Pieter Holsteijn the Younger (Haarlem 1614 - 1673 Amsterdam)
Pen and ink and watercolour with body colour, 164 x 212 mm
Paper, all edges trimmed smoothly, no watermark
Inscribed PH. (monogrammed, between the butterflies)
Private collection, Switzerland.
The leaf shows two male brimstones, one with its wings open, one with them folded. Belonging to the Pieridae, a family of butterflies widespread in Europe, the common brimstone (Gonepteryx rhamni) takes its name from the sulphurous yellow of the male’s opened wings. Characteristic reddish orange dots appear against the yellow in the centre of both fore- and hindwings.
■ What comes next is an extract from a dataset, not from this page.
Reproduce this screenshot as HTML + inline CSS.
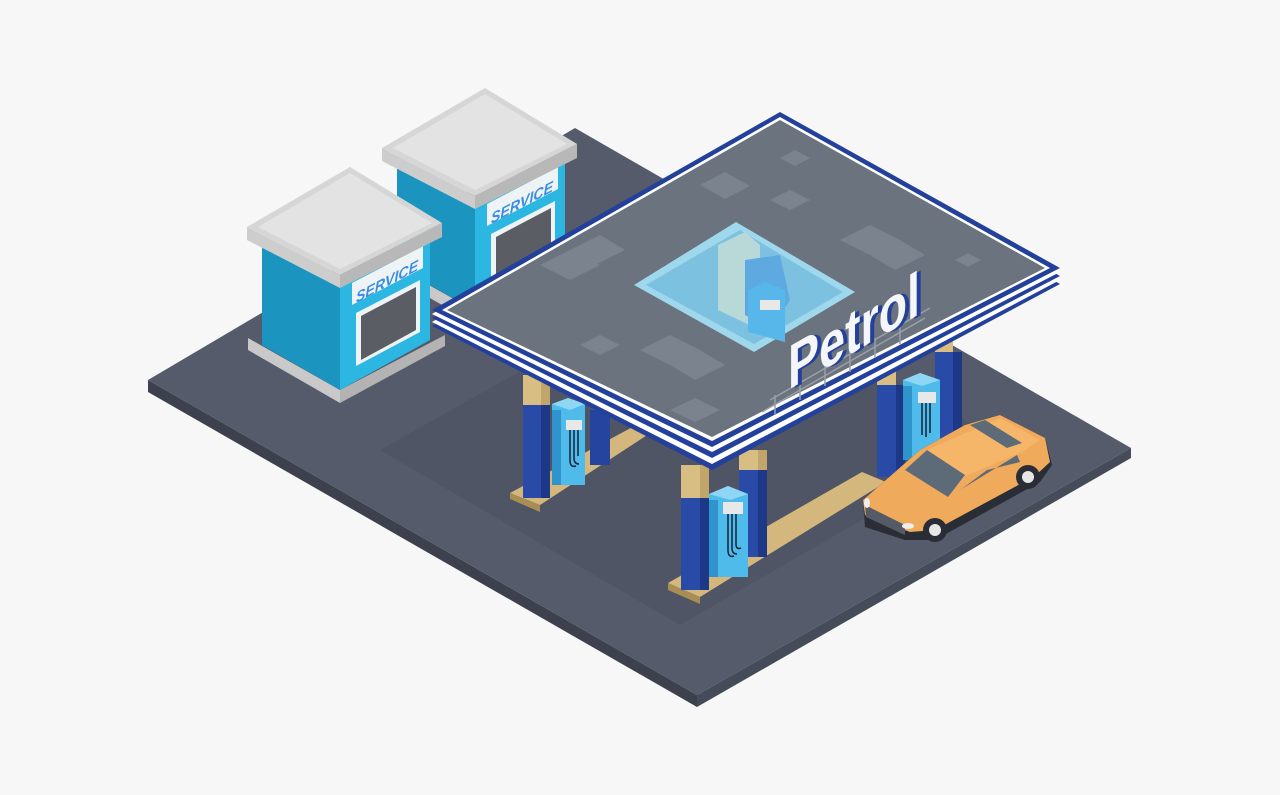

The continuous reddish brown edging of the wings in Holsteijn’s depiction represents a free interpretation of the partly reddish brown colouring of the actual insect. Delicate strokes of the pen and brush combine with wash to convey the furry texture of the ‘flying’ brimstone’s body. The undersides of the male’s wings, most clearly visible in the folded position, are pale green, the same colour as the female’s wings. Brimstones protect themselves through camouflage: when stationary, they are scarcely distinguishable from leaves. Holsteijn’s subtle and sensitive depiction of the brimstone on the right suggests this.